В это время уже не было в живых бывшего воспитателя Константинова, который мог бы указать на него как на человека, вполне способного принять поручение; сам он так долго жил в удалении от двора и столицы, что уже давно бы пора было забыть о нем; несмотря на это, выбор императорских советников пал именно на него, и тотчас же после того, как были выслушаны речи хазарских послов, послали за ним в его монастырь. Нет сомнения, это случилось оттого, что при дворе не могло быть забыто десять лет тому назад совершенное им путешествие к сарацинам, что он успевал поддерживать свою прежнюю известность и славу и в своем монастырском уединении и что твердо помнил о его блистательных талантах бывший наставник и друг его Фотий, тогда уже патриарх Константинопольский. Предпринять странствование к хазарам было таким делом, на которое не всякий мог согласиться с полной охотой; переплывши Черное море, нужно было потом проехать от устья Кубани до низовьев Волги, на берегу которой была столица кагана,— более чем тысячу верст по таким дорогам, где была совершенно неизвестна колесная езда и где большую часть ночей приходилось проводить под открытым небом. Но Константин вызвался в путешествие с величайшею готовностью; искренний и глубокий ревнитель отеческой веры, он отвечал на сделанное ему предложение: «Рад идти без всего, пеший и босой, как велел Господь Своим ученикам». Устранив это последнее желание тем, что он идет не сам по себе, а от лица императора, его послали в сопровождении почетной свиты.

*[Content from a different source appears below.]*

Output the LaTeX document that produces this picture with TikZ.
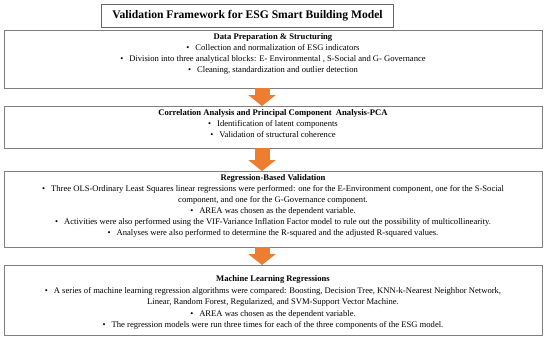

Вместе с Константином отправился в путешествие и Мефодий, став с этого времени постоянным помощником брата во всех его последующих трудах. Старший брат не хотел расставаться с младшим, но, как говорит один из биографов, «шед, служи, яко раб, меньшому брату, повинуяся ему» (20), то есть Мефодий, будучи исполнен вместе с горячей любовью чувством глубокого уважения к брату и дорожа его спокойствием более, чем своим собственным, хотел делить с ним неприятности пути и по возможности облегчать их для него своими о нем попечениями.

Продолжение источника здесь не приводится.